According to the Alzheimer’s Association, around 11% of Americans over age 65 are living with Alzheimer’s, a disease characterized by two brain pathologies, amyloid-beta plaques and tau neurofibrillary tangles. But autopsies show that up to another 30% of older people have this neuropathology while never having exhibited cognitive impairment; that is, resilience to amyloid and tau is, by a long way, the rule rather than the exception. Genetic understanding of this resilience is hampered by the limited availability of postmortem brain assessments paired with genetics and cognitive performance measures.

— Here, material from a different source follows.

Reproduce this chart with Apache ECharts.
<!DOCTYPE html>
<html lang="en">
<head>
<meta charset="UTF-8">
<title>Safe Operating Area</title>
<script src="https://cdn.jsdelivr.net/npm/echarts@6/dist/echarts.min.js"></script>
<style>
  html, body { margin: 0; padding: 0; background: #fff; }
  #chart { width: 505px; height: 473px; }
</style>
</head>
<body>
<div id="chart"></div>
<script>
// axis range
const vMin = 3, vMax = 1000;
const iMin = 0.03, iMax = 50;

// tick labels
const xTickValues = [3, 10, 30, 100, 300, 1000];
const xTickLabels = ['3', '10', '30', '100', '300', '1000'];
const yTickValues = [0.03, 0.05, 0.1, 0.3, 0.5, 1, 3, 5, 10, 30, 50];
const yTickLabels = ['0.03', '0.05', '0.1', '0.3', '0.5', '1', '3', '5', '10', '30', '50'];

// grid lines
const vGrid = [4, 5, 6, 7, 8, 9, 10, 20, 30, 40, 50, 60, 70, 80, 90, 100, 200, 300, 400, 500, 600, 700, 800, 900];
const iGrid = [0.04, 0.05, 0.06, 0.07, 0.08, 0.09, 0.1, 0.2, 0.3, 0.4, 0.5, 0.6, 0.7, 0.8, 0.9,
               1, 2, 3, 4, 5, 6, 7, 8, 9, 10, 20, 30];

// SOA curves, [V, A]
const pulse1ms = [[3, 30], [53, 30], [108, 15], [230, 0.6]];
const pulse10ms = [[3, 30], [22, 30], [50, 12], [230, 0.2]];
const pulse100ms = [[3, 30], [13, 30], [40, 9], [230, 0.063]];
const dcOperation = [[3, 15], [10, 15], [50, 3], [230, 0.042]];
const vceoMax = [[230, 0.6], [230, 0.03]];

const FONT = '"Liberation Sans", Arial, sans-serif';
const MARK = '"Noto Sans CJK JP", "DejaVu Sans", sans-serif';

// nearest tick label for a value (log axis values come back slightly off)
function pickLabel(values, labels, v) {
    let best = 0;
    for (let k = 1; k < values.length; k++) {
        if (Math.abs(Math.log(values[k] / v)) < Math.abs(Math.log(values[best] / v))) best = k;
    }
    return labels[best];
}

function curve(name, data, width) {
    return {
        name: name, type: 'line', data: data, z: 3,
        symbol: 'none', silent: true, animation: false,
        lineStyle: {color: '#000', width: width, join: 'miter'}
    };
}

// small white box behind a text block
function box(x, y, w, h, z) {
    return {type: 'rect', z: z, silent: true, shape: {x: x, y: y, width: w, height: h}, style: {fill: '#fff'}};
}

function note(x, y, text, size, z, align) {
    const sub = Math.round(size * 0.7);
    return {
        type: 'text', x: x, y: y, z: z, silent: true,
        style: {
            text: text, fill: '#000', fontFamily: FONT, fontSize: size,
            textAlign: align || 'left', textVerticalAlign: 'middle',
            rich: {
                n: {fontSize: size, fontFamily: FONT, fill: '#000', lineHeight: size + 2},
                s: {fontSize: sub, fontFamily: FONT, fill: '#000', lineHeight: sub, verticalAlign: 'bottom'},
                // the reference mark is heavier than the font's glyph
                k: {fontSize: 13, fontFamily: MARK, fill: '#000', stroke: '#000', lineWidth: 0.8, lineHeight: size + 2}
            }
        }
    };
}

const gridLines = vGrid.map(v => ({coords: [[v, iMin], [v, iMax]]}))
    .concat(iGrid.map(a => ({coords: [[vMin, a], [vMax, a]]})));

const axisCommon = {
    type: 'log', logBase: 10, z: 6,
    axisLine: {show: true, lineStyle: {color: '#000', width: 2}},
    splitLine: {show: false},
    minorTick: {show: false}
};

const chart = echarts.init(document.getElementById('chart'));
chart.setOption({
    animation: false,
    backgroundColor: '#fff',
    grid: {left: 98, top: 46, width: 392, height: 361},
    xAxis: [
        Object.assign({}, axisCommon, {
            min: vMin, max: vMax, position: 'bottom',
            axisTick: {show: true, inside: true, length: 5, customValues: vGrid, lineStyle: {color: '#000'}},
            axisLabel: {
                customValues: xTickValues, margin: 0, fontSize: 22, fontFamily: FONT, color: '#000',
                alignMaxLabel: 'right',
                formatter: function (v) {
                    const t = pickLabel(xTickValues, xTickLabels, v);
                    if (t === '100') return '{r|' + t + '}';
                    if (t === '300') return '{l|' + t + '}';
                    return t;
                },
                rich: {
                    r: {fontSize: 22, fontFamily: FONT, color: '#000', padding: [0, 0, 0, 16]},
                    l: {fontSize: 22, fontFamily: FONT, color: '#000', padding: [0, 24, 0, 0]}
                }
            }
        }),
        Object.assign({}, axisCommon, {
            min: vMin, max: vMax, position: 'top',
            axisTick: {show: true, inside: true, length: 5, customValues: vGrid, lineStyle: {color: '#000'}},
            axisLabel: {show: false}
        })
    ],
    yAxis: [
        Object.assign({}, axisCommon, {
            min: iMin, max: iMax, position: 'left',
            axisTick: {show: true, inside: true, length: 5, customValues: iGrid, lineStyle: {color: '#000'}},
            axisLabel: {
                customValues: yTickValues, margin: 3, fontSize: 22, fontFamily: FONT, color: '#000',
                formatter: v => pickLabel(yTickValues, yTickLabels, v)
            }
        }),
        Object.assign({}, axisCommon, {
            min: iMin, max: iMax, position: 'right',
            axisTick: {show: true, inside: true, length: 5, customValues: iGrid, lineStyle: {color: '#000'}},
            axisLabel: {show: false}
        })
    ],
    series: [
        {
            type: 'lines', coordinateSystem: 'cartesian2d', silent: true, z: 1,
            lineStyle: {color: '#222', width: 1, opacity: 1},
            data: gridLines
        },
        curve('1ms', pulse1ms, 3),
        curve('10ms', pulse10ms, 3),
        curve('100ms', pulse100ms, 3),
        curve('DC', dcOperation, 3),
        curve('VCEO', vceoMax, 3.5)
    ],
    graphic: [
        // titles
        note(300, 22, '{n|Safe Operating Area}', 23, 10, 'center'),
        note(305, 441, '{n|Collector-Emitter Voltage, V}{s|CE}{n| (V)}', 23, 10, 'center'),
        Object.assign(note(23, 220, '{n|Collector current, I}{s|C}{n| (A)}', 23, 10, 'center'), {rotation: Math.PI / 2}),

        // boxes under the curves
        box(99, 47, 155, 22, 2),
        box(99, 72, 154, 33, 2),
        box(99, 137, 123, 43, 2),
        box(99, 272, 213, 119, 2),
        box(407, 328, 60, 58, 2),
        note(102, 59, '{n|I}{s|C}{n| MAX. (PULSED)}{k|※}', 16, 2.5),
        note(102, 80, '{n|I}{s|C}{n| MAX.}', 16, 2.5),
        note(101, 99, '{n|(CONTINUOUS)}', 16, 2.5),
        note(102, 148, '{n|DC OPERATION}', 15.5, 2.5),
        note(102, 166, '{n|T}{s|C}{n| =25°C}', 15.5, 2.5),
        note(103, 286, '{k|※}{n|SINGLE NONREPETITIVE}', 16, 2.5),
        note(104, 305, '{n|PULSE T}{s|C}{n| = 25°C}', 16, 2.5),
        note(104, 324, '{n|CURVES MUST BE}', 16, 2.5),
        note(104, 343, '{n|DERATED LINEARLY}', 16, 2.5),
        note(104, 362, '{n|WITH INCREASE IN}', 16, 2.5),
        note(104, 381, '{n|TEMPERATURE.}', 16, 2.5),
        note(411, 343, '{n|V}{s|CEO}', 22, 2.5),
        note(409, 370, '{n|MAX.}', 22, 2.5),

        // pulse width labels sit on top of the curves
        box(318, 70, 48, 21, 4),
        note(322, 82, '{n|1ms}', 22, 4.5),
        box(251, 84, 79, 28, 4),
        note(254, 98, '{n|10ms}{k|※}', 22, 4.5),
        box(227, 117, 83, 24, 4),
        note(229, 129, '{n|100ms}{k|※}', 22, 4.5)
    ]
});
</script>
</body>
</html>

To increase statistical power for genetic analysis, Jared Phillips, PhD, Timothy Hohman, PhD, and colleagues used molecular and demographic data to derive a proxy of Alzheimer’s neuropathology, applicable to the brains of living, breathing members of eight study cohorts devoted to aging. Billed as the largest genetic study of Alzheimer’s resilience to date, the team’s data harmonization and genetic analysis included 3,272 deceased participants with neuropathology data and 17,241 living participants assessed for neuropathology based on the proxy. Their report was published in the journal Brain.
Having measured the research utility of their proxy (by way of comparison with the fuller model with autopsy data), the team proceeded to genetic analyses involving both longitudinal models, hinging on memory, executive function and language (average follow-up six to eight years). They found novel genetic correlations with resilience across various cardiovascular and neuropsychiatric traits, for example, positive correlation with resting heart rate and negative correlations with Tourette’s syndrome, schizophrenia and multiple sclerosis.

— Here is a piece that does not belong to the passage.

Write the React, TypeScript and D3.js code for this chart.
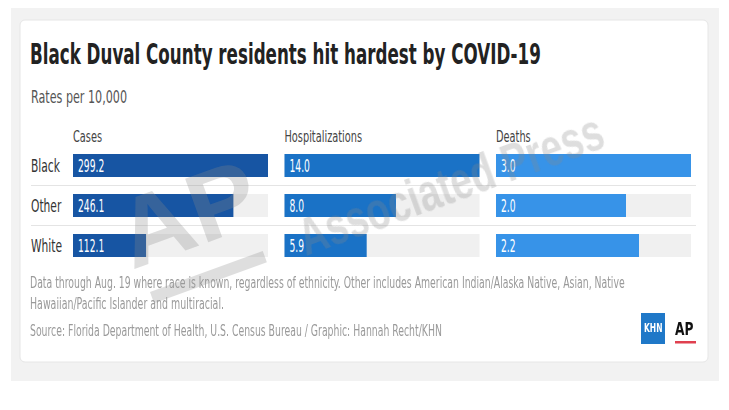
import React, { useLayoutEffect, useRef, useState } from "react";
import * as d3 from "d3";

const races = ["Black", "Other", "White"];
const metrics = ["Cases", "Hospitalizations", "Deaths"];
const cases = [299.2, 246.1, 112.1];
const hospitalizations = [14.0, 8.0, 5.9];
const deaths = [3.0, 2.0, 2.2];
const seriesValues = [cases, hospitalizations, deaths];
const barColors = ["#1755a3", "#1a72c6", "#3793e8"];

const titleText = "Black Duval County residents hit hardest by COVID-19";
const subtitleText = "Rates per 10,000";
const noteLine1 =
  "Data through Aug. 19 where race is known, regardless of ethnicity. Other includes American Indian/Alaska Native, Asian, Native";
const noteLine2 = "Hawaiian/Pacific Islander and multiracial.";
const sourceText =
  "Source: Florida Department of Health, U.S. Census Bureau / Graphic: Hannah Recht/KHN";

const W = 729;
const H = 410;
const FONT = "'DejaVu Sans Condensed', 'Liberation Sans Narrow', 'Roboto', sans-serif";
const fmt = d3.format(".1f");

// Text narrowed horizontally by a fixed factor (condensed look)
function CText(props: {
  x: number;
  y: number;
  sx: number;
  size: number;
  fill: string;
  weight?: number;
  children: React.ReactNode;
}) {
  const { x, y, sx, size, fill, weight, children } = props;
  return (
    <text
      transform={`translate(${x},${y}) scale(${sx},1)`}
      fontSize={size}
      fill={fill}
      fontWeight={weight ?? 400}
    >
      {children}
    </text>
  );
}

// Text narrowed to fit a target width (measured)
function FitText(props: {
  x: number;
  y: number;
  width: number;
  size: number;
  fill: string;
  weight?: number;
  children: React.ReactNode;
}) {
  const { x, y, width, size, fill, weight, children } = props;
  const ref = useRef<SVGTextElement>(null);
  const [s, setS] = useState(0.7);
  useLayoutEffect(() => {
    if (ref.current) {
      const w = ref.current.getComputedTextLength();
      if (w > 0) setS(width / w);
    }
  }, [width, children]);
  return (
    <text
      ref={ref}
      transform={`translate(${x},${y}) scale(${s},1)`}
      fontSize={size}
      fill={fill}
      fontWeight={weight ?? 400}
    >
      {children}
    </text>
  );
}

export default function App() {
  const xCol = d3.scaleBand<string>().domain(metrics).range([73, 691]).paddingInner(0.078);
  const yRow = d3.scaleBand<string>().domain(races).range([154, 257]).paddingInner(0.425);
  const bw = xCol.bandwidth();
  const bh = yRow.bandwidth();
  const step = yRow.step();

  return (
    <svg
      width={W}
      height={H}
      style={{ position: "absolute", left: 0, top: 0, background: "#ffffff" }}
      fontFamily={FONT}
    >
      <rect x={11} y={8} width={708} height={373} fill="#f2f2f2" />
      <rect x={20} y={20} width={688} height={342} rx={5} fill="#ffffff" stroke="#e6e6e6" />

      <FitText x={30} y={64} width={511} size={28} weight={700} fill="#222">
        {titleText}
      </FitText>
      <FitText x={31} y={103} width={96} size={17} fill="#555">
        {subtitleText}
      </FitText>

      {metrics.map((m) => (
        <CText key={m} x={xCol(m) as number} y={142} sx={0.68} size={16} fill="#444">
          {m}
        </CText>
      ))}

      {races.slice(1).map((r) => (
        <line
          key={"sep" + r}
          x1={31}
          x2={696}
          y1={(yRow(r) as number) - (step - bh) / 2}
          y2={(yRow(r) as number) - (step - bh) / 2}
          stroke="#e4e4e4"
          strokeWidth={1}
        />
      ))}

      {races.map((r) => (
        <CText key={r} x={31} y={(yRow(r) as number) + bh / 2 + 6.5} sx={0.66} size={18} fill="#333">
          {r}
        </CText>
      ))}

      {metrics.map((m, mi) => {
        const vals = seriesValues[mi];
        const xs = d3.scaleLinear().domain([0, d3.max(vals) as number]).range([0, bw]);
        return (
          <g key={m}>
            {races.map((r, ri) => (
              <g key={r}>
                <rect x={xCol(m)} y={yRow(r)} width={bw} height={bh} fill="#f0f0f0" />
                <rect x={xCol(m)} y={yRow(r)} width={xs(vals[ri])} height={bh} fill={barColors[mi]} />
                <CText
                  x={(xCol(m) as number) + 5}
                  y={(yRow(r) as number) + bh / 2 + 6.5}
                  sx={0.6}
                  size={17}
                  fill="#ffffff"
                >
                  {fmt(vals[ri])}
                </CText>
              </g>
            ))}
          </g>
        );
      })}

      {/* watermark */}
      <g fill="#8a8a8a" opacity={0.28} fontFamily="'Liberation Sans', sans-serif" fontWeight={700}>
        <text transform="translate(132,270) rotate(-20) scale(1.05,1)" fontSize={98}>
          AP
        </text>
        <rect x={150} y={292} width={120} height={12} transform="rotate(-20 150 292)" />
        <text transform="translate(306,256) rotate(-20) scale(0.74,1)" fontSize={52}>
          Associated Press
        </text>
      </g>

      <FitText x={30} y={288} width={595} size={15} fill="#9a9a9a">
        {noteLine1}
      </FitText>
      <FitText x={30} y={309} width={194} size={15} fill="#9a9a9a">
        {noteLine2}
      </FitText>
      <FitText x={30} y={336} width={412} size={15} fill="#9a9a9a">
        {sourceText}
      </FitText>

      {/* logos */}
      <rect x={641} y={313} width={24} height={31} fill="#1f78c8" />
      <CText x={644} y={332} sx={0.7} size={12} weight={700} fill="#ffffff">
        KHN
      </CText>
      <CText x={675} y={335} sx={0.8} size={17} weight={700} fill="#111">
        AP
      </CText>
      <rect x={675} y={341} width={21} height={2.5} fill="#e0404f" />
    </svg>
  );
}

Pathway-level analysis revealed separate associations between resilience and genes working together in three pathways: metabolism of amino acids and derivatives; negative regulation of transforming growth factor beta production; and severe acute respiratory syndrome. In single-variant genetic analysis, while no alleles exhibited genome-wide significance, several came close and were found highly biologically suggestive by the authors.
Others on the study from Vanderbilt are Logan Dumitrescu, PhD, Derek Archer, PhD, Alexandra Regelson, MS, Emily Mahoney, Michelle Clifton, MS, Julia Libby, Skylar Walters, MS, Katherine Gifford, PsyD, and Angela Jefferson, PhD. The study was supported by the National Institutes of Health, award numbers F31AG085980, U24AG074855, R01AG059716, R01AG073439.